▶ Stated exercise
Take every line from the first down to the line with "(oc-t) at (1208,100.5)" and set it down exactly, without the pictures.

▶ Data listing

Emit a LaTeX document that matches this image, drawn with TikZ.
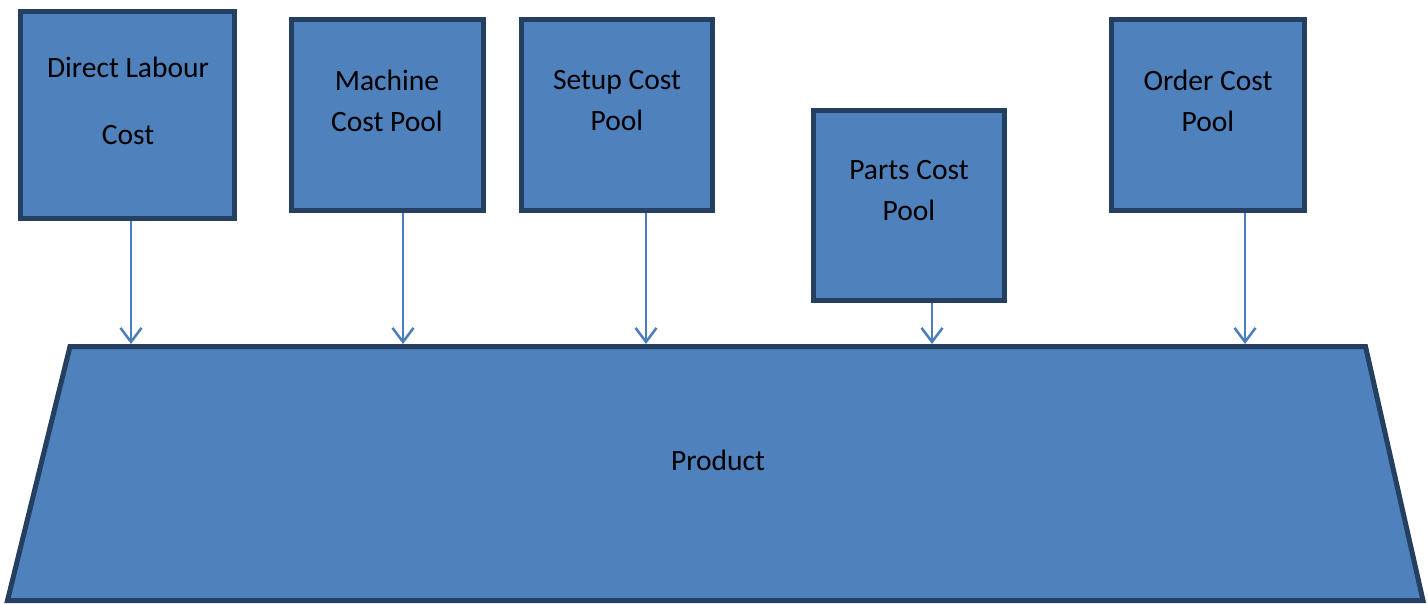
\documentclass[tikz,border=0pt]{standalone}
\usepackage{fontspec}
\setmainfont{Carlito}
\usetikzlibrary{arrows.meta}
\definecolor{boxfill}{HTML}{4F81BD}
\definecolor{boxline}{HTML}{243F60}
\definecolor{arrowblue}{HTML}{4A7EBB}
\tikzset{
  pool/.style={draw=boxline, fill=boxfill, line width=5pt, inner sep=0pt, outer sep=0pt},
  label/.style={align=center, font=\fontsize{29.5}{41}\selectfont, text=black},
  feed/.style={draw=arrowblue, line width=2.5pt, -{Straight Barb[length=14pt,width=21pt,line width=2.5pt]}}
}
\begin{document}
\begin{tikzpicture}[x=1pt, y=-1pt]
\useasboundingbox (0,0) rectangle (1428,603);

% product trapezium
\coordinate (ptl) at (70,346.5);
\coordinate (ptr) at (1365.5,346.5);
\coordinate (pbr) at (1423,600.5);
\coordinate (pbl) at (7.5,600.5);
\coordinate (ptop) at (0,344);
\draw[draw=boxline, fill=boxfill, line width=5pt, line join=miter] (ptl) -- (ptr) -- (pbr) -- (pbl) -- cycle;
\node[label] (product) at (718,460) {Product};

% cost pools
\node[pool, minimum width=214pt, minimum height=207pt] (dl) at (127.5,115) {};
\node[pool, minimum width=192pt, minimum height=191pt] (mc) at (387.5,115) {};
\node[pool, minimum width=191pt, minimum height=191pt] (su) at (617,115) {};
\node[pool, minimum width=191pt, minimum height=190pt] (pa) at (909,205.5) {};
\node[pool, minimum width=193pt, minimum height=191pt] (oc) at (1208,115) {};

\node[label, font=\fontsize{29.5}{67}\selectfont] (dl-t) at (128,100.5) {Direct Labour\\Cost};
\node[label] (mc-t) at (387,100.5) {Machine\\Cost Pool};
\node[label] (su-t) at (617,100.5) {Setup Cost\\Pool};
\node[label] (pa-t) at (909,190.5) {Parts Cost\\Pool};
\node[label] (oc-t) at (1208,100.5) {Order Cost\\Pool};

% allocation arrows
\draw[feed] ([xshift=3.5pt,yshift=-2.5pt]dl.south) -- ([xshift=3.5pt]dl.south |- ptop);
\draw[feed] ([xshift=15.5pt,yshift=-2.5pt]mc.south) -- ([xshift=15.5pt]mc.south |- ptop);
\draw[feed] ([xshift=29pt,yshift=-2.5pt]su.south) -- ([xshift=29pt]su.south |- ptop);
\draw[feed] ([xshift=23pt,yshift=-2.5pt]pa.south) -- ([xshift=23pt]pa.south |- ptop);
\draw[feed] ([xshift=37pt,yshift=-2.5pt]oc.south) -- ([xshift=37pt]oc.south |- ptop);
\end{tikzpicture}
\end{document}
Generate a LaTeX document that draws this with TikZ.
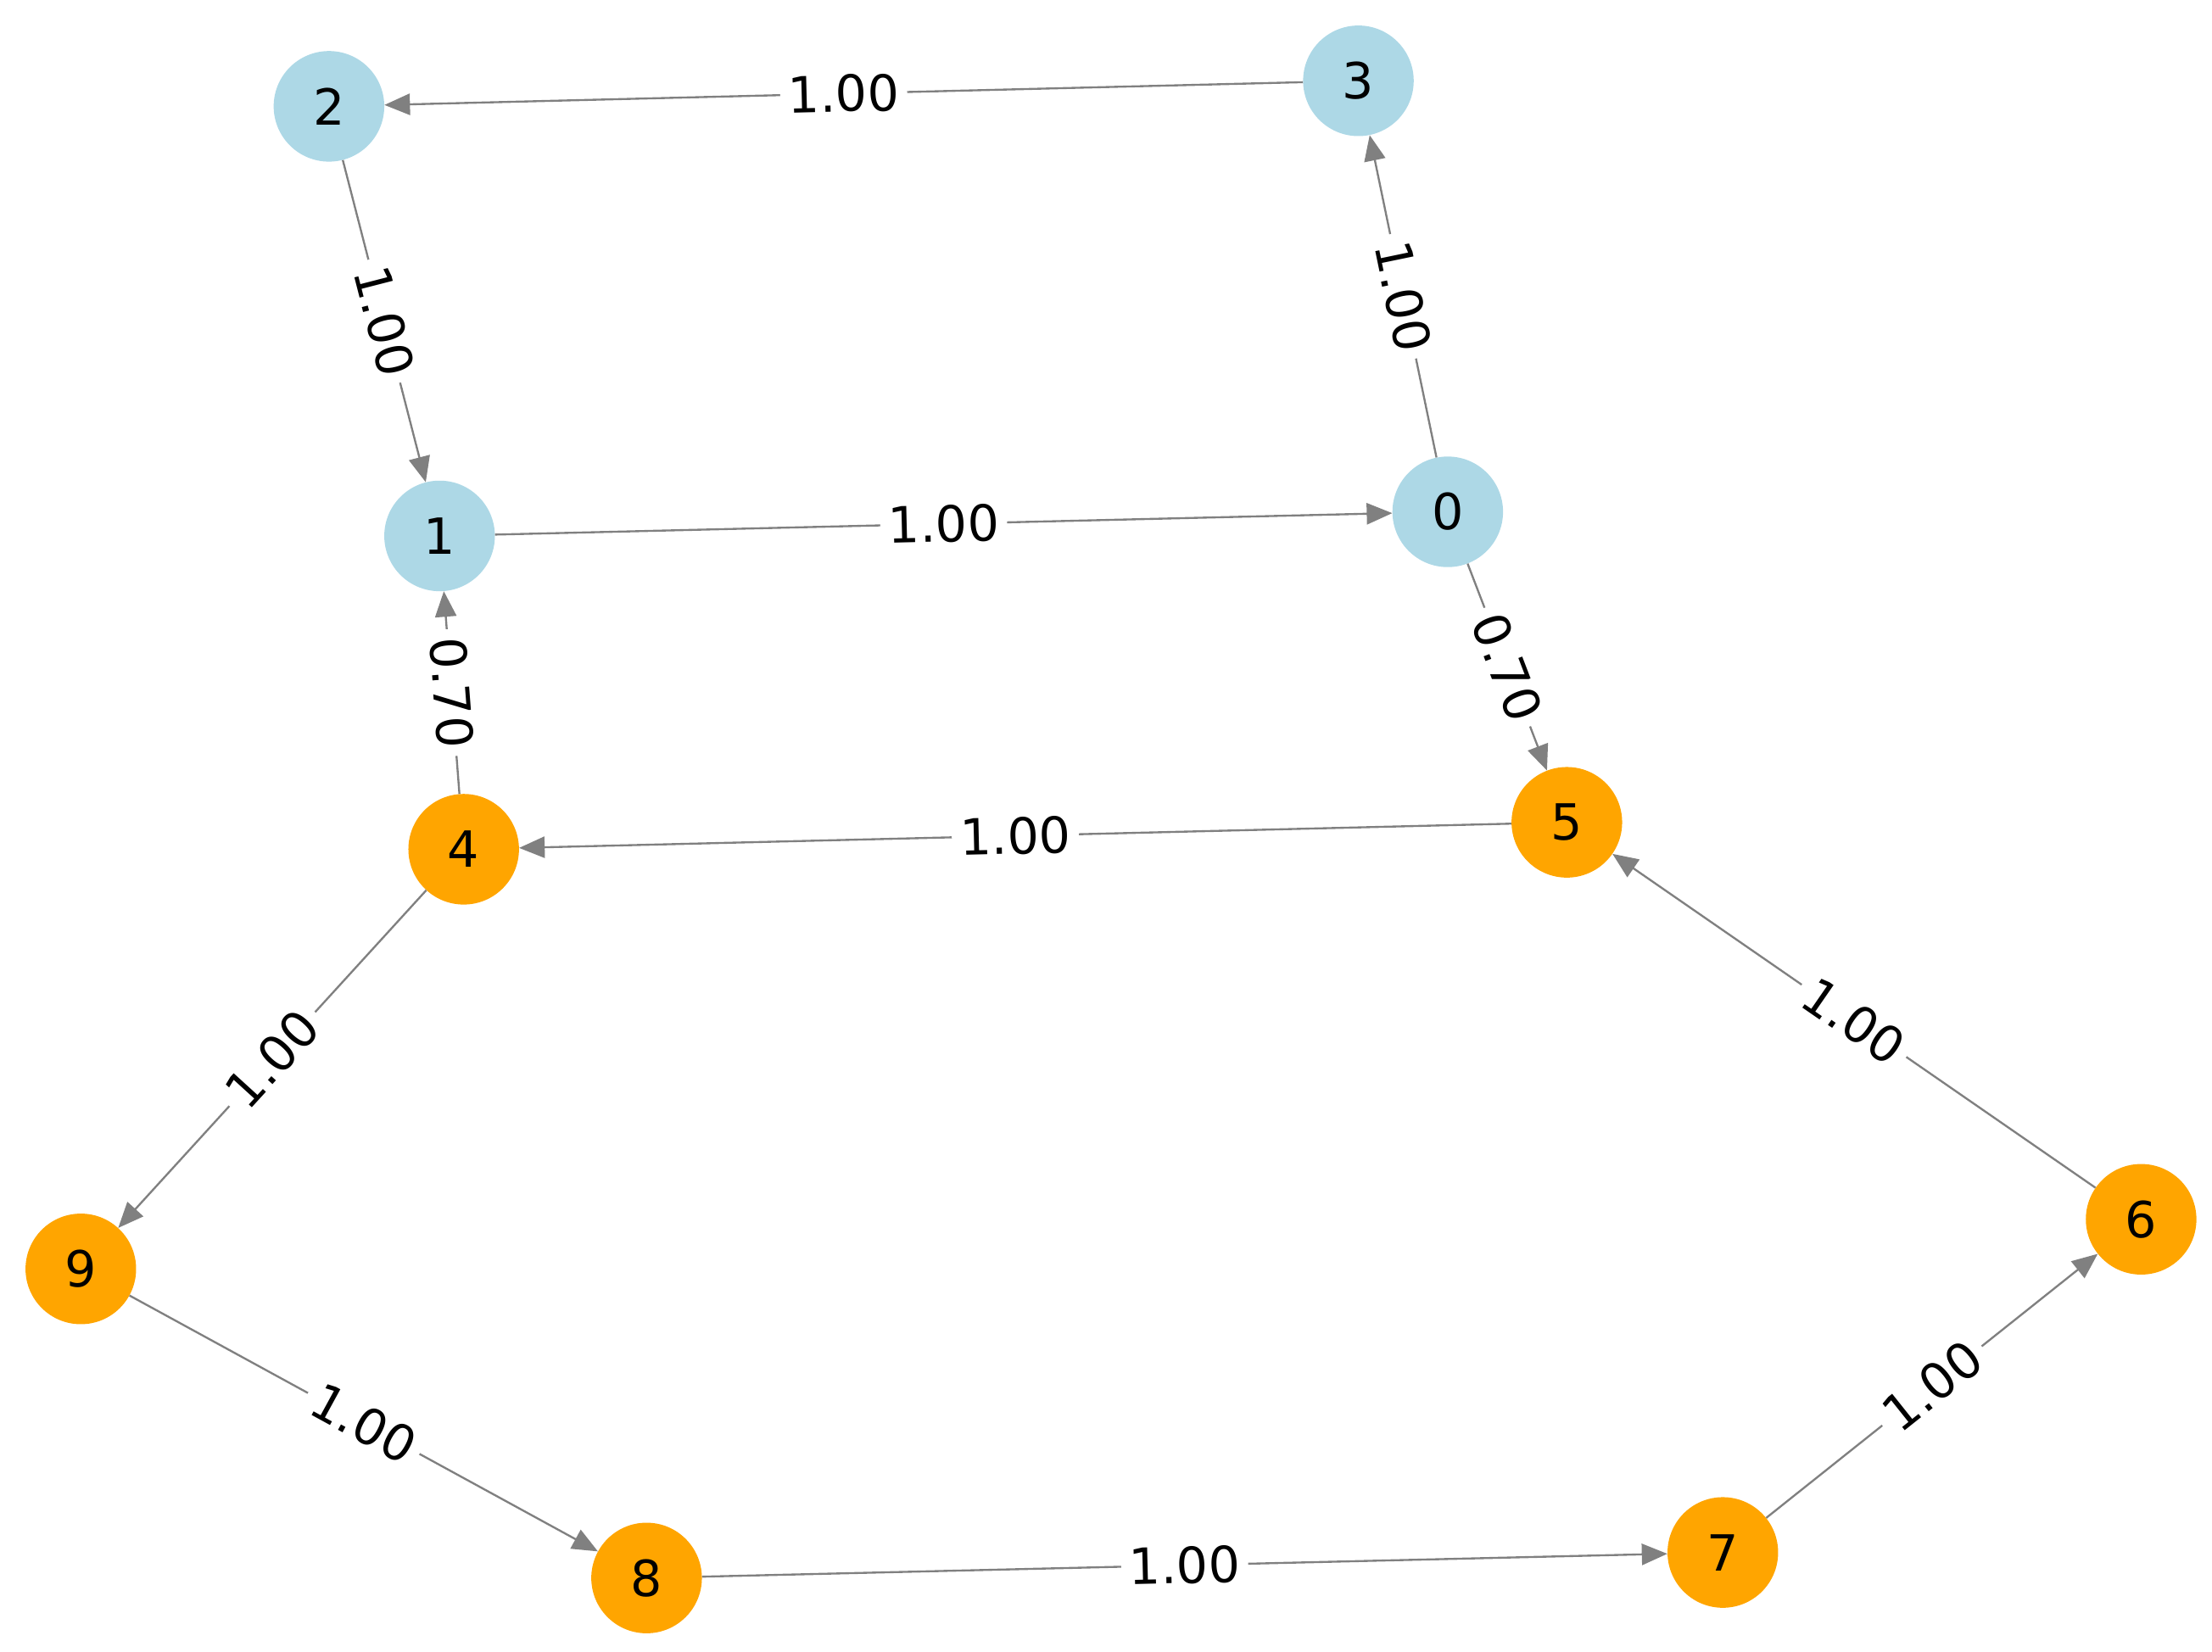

▶ Solution to the exercise
Emit a LaTeX document that matches this image, drawn with TikZ.
\documentclass[tikz,border=0pt]{standalone}
\usepackage{fontspec}
\setmainfont{Carlito}
\usetikzlibrary{arrows.meta}
\definecolor{boxfill}{HTML}{4F81BD}
\definecolor{boxline}{HTML}{243F60}
\definecolor{arrowblue}{HTML}{4A7EBB}
\tikzset{
  pool/.style={draw=boxline, fill=boxfill, line width=5pt, inner sep=0pt, outer sep=0pt},
  label/.style={align=center, font=\fontsize{29.5}{41}\selectfont, text=black},
  feed/.style={draw=arrowblue, line width=2.5pt, -{Straight Barb[length=14pt,width=21pt,line width=2.5pt]}}
}
\begin{document}
\begin{tikzpicture}[x=1pt, y=-1pt]
\useasboundingbox (0,0) rectangle (1428,603);

% product trapezium
\coordinate (ptl) at (70,346.5);
\coordinate (ptr) at (1365.5,346.5);
\coordinate (pbr) at (1423,600.5);
\coordinate (pbl) at (7.5,600.5);
\coordinate (ptop) at (0,344);
\draw[draw=boxline, fill=boxfill, line width=5pt, line join=miter] (ptl) -- (ptr) -- (pbr) -- (pbl) -- cycle;
\node[label] (product) at (718,460) {Product};

% cost pools
\node[pool, minimum width=214pt, minimum height=207pt] (dl) at (127.5,115) {};
\node[pool, minimum width=192pt, minimum height=191pt] (mc) at (387.5,115) {};
\node[pool, minimum width=191pt, minimum height=191pt] (su) at (617,115) {};
\node[pool, minimum width=191pt, minimum height=190pt] (pa) at (909,205.5) {};
\node[pool, minimum width=193pt, minimum height=191pt] (oc) at (1208,115) {};

\node[label, font=\fontsize{29.5}{67}\selectfont] (dl-t) at (128,100.5) {Direct Labour\\Cost};
\node[label] (mc-t) at (387,100.5) {Machine\\Cost Pool};
\node[label] (su-t) at (617,100.5) {Setup Cost\\Pool};
\node[label] (pa-t) at (909,190.5) {Parts Cost\\Pool};
\node[label] (oc-t) at (1208,100.5) {Order Cost\\Pool};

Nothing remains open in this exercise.